_SOURCE MATERIAL:_

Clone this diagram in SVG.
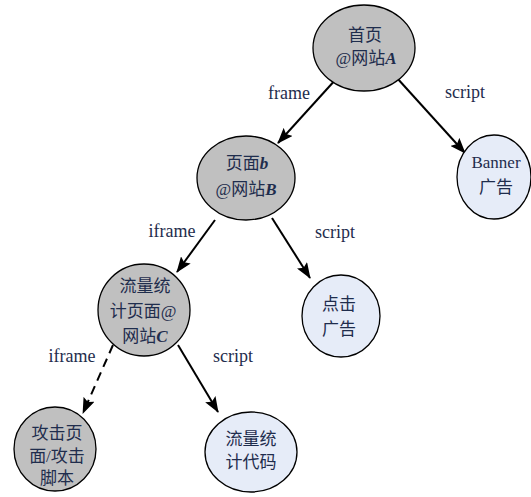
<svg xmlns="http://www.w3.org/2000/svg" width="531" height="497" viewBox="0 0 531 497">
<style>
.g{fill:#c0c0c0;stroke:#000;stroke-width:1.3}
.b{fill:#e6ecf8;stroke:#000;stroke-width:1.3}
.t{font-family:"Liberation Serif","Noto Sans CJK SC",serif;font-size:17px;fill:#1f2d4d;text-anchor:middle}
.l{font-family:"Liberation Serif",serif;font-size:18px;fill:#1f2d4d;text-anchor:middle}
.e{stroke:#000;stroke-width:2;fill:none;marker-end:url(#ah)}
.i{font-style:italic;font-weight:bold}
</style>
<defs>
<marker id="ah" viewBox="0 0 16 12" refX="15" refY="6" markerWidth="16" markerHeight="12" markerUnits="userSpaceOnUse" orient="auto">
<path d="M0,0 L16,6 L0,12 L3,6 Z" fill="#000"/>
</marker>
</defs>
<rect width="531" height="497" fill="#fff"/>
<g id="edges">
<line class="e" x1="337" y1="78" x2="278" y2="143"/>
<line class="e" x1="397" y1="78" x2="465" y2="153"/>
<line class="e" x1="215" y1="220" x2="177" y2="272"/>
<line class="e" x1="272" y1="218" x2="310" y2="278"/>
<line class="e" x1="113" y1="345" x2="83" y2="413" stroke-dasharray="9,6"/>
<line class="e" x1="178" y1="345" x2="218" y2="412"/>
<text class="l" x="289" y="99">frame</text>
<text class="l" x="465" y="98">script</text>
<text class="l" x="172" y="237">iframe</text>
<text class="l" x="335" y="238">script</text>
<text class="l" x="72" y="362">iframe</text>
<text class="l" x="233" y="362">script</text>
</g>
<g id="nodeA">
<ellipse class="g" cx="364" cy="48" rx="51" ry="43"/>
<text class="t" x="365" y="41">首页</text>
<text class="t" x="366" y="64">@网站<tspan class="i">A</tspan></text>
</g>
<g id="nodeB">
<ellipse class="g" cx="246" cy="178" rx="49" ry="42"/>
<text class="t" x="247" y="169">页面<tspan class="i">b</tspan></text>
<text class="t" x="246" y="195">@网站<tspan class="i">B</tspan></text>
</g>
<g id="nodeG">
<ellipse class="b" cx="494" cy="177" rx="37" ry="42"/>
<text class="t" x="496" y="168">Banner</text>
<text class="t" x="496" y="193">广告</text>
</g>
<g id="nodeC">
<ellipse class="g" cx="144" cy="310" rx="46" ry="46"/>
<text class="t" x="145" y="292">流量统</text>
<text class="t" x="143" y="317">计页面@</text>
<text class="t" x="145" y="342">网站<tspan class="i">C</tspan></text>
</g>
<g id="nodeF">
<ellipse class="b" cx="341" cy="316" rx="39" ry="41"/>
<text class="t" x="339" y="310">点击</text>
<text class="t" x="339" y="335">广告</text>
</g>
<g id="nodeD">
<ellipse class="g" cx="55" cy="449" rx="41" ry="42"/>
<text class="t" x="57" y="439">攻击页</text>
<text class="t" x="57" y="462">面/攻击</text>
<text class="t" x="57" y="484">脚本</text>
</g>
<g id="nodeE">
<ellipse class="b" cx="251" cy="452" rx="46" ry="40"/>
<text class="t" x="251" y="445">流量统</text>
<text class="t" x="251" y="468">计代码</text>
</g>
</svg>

---

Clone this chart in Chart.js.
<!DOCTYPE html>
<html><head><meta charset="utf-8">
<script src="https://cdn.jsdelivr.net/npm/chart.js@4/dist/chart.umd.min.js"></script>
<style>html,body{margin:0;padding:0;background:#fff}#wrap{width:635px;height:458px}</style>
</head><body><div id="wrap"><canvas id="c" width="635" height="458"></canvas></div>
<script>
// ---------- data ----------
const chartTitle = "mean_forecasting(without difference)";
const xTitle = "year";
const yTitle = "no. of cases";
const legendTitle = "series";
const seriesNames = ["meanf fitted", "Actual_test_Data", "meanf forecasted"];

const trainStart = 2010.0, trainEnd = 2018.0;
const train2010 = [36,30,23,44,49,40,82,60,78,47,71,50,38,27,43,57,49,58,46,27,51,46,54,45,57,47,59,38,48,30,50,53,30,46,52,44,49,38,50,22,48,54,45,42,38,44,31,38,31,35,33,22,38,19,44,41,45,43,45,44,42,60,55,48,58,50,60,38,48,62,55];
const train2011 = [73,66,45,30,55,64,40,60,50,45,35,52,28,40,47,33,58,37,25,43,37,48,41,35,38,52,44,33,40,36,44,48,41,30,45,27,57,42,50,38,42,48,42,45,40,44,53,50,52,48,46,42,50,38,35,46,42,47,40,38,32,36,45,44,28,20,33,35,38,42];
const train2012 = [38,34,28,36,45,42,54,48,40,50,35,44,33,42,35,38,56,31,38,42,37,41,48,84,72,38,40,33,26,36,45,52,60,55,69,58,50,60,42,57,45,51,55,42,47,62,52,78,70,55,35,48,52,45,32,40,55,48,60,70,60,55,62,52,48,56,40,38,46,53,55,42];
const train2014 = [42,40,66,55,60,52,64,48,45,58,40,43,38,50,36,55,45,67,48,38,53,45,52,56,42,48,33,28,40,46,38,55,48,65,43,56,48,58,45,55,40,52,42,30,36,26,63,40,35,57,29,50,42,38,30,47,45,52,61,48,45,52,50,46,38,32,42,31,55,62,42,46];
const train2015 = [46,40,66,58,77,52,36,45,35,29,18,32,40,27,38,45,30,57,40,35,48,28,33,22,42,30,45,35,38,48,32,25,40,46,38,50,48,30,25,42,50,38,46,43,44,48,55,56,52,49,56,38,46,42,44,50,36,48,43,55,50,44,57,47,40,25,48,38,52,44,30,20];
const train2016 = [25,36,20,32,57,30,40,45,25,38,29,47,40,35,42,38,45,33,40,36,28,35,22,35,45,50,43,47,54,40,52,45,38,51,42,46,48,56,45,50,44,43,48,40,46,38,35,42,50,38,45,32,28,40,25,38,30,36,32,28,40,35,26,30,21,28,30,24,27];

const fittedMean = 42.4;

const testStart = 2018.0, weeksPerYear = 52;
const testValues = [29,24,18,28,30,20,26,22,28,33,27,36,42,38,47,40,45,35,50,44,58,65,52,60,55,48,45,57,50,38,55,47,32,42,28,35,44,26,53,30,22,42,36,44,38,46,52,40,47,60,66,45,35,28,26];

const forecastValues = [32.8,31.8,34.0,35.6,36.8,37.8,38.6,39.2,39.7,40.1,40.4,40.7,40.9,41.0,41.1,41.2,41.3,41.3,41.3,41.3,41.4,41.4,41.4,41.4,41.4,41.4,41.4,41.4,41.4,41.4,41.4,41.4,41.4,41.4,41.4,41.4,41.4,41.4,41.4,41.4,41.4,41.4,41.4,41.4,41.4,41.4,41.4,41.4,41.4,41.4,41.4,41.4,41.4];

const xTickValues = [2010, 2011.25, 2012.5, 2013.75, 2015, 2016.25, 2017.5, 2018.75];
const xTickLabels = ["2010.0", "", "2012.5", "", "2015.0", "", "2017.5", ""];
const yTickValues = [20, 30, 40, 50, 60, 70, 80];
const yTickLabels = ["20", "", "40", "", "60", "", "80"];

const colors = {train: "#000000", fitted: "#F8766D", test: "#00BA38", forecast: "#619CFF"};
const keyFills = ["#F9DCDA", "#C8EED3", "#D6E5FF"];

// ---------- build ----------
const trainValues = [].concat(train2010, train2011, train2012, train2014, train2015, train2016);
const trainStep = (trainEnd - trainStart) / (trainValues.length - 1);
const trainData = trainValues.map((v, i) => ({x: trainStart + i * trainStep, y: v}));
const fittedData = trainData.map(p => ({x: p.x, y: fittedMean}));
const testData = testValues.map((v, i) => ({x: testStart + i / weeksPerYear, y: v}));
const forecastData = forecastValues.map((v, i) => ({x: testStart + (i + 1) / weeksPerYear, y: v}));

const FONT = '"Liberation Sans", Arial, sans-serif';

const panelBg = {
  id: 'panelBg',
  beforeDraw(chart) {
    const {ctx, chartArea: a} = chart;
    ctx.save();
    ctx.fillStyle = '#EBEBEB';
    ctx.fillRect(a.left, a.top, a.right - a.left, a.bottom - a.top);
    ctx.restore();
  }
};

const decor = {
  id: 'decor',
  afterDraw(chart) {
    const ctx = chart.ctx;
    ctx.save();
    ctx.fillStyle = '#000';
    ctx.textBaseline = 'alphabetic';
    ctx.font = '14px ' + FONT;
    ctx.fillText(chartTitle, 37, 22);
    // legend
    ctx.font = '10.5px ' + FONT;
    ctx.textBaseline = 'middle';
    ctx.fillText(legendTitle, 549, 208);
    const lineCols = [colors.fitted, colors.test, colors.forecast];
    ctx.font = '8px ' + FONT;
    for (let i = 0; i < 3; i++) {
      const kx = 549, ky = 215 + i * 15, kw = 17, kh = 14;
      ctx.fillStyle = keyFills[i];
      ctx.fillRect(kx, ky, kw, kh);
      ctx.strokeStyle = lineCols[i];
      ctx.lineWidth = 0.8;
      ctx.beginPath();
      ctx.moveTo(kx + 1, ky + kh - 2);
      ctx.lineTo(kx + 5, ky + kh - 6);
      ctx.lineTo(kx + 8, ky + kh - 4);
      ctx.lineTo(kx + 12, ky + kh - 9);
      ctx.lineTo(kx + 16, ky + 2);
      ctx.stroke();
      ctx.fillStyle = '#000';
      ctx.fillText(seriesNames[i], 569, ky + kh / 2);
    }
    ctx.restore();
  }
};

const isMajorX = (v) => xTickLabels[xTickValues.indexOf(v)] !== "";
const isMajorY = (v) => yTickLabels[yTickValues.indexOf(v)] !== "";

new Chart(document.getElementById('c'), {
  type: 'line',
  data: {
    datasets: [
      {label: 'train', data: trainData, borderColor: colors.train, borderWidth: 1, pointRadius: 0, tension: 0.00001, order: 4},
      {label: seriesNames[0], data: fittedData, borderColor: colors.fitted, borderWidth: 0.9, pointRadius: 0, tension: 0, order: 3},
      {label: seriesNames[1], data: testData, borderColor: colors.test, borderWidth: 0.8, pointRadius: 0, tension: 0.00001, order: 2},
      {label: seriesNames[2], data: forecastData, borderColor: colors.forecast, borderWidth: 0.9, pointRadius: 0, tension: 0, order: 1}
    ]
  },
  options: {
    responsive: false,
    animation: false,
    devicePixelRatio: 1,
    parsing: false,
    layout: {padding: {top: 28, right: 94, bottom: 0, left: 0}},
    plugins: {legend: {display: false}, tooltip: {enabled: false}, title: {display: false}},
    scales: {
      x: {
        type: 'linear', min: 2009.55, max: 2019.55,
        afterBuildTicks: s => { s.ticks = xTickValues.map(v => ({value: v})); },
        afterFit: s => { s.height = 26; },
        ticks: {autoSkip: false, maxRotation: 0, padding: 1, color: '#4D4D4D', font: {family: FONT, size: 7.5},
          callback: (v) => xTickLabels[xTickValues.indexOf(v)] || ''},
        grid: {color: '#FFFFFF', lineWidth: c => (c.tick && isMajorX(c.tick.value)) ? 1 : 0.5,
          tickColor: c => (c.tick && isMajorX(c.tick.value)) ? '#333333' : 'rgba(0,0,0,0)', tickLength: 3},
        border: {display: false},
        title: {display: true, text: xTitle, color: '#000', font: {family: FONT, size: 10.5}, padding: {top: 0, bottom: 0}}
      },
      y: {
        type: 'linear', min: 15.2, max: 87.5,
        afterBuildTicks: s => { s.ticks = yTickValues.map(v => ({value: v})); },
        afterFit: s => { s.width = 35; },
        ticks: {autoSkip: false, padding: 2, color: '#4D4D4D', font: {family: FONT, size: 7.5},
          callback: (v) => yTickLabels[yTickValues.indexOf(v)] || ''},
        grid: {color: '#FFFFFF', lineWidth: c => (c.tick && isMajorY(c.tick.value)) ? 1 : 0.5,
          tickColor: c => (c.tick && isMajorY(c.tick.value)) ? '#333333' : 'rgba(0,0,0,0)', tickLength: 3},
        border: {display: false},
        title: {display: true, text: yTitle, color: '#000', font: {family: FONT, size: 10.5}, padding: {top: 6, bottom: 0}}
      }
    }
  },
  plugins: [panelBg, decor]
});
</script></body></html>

--

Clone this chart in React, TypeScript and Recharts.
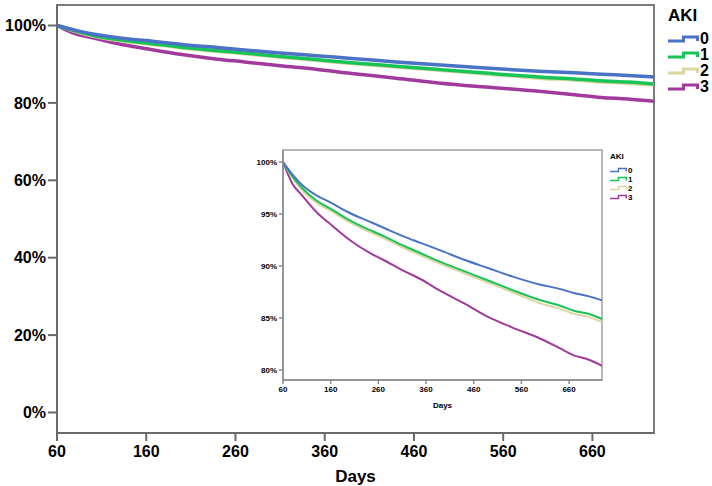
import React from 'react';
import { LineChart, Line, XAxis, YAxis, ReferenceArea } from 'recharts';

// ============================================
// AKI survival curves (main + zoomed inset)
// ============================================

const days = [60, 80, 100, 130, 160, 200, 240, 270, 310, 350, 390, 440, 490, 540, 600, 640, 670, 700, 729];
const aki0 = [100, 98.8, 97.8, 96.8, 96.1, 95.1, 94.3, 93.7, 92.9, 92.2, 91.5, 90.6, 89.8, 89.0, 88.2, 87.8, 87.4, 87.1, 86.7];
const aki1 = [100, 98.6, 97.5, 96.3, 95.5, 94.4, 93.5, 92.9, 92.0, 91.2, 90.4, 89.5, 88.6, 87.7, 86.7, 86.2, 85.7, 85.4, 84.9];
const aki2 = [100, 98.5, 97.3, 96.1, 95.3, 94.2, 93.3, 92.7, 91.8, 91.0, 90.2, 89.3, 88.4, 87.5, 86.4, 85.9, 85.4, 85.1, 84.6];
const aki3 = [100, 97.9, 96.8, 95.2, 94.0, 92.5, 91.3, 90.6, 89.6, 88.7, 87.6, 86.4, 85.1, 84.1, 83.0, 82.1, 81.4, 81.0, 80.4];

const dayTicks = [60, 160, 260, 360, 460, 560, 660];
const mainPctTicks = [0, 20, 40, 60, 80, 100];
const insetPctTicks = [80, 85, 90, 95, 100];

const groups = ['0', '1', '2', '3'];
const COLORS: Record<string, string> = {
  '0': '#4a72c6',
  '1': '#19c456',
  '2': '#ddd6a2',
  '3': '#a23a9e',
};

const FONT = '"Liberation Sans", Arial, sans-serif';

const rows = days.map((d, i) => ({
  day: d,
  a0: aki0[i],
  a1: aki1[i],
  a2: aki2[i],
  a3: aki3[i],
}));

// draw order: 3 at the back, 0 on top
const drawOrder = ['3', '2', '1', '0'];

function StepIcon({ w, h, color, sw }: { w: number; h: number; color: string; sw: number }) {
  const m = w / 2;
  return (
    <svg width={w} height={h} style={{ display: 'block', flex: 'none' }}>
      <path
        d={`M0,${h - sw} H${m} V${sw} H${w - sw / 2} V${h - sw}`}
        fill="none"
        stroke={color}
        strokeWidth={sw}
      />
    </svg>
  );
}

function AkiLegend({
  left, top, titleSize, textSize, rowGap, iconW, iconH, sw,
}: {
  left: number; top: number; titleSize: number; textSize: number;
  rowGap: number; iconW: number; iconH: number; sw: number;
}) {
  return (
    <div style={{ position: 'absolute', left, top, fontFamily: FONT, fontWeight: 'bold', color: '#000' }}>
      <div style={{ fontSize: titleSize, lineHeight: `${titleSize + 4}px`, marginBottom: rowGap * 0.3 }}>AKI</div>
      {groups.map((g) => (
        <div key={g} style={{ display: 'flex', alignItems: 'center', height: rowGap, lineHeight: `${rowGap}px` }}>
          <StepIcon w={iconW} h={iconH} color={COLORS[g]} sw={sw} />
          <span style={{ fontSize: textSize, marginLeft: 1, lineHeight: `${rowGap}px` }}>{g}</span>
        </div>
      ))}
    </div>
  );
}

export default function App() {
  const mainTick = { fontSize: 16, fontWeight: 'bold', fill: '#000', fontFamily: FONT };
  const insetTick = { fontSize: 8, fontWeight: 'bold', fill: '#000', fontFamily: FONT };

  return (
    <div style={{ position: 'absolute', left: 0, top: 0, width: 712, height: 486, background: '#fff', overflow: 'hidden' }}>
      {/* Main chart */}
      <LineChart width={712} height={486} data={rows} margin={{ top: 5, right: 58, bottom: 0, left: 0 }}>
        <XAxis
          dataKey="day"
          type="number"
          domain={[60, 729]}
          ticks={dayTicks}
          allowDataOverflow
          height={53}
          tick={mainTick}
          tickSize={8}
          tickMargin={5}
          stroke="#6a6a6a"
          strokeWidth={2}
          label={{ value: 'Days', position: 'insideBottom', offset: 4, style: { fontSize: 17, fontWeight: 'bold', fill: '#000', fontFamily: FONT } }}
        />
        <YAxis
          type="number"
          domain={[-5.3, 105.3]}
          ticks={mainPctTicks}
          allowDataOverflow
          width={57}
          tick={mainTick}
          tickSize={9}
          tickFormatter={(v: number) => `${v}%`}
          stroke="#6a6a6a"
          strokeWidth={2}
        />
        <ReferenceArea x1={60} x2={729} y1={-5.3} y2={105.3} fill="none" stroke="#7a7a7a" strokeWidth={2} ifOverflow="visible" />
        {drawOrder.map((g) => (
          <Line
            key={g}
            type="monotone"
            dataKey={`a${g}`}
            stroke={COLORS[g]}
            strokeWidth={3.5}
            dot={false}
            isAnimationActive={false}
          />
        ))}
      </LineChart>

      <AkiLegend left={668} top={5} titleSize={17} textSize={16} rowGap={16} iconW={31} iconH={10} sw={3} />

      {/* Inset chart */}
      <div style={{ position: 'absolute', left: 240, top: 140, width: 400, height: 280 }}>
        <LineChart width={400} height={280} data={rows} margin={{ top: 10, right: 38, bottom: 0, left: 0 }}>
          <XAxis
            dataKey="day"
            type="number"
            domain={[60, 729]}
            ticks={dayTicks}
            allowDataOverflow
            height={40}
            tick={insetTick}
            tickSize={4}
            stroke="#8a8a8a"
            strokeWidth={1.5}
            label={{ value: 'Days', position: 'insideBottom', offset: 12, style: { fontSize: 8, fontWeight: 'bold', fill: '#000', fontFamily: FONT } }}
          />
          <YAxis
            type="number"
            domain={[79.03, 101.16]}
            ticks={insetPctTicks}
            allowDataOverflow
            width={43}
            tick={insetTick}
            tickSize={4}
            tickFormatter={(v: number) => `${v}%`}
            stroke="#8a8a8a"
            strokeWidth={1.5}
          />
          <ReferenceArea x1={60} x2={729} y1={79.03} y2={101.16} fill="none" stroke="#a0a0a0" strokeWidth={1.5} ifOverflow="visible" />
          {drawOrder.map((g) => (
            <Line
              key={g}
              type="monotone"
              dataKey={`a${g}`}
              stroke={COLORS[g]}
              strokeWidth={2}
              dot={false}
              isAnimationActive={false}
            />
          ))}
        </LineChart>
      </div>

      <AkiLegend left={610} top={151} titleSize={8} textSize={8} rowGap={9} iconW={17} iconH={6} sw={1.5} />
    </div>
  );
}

_PROBLEM TO SOLVE:_
Go through the records above, find every line with the word "this", and list those lines.

_THE COMPLETED TASK:_
Clone this diagram in SVG.
Clone this chart in Chart.js.
Clone this chart in React, TypeScript and Recharts.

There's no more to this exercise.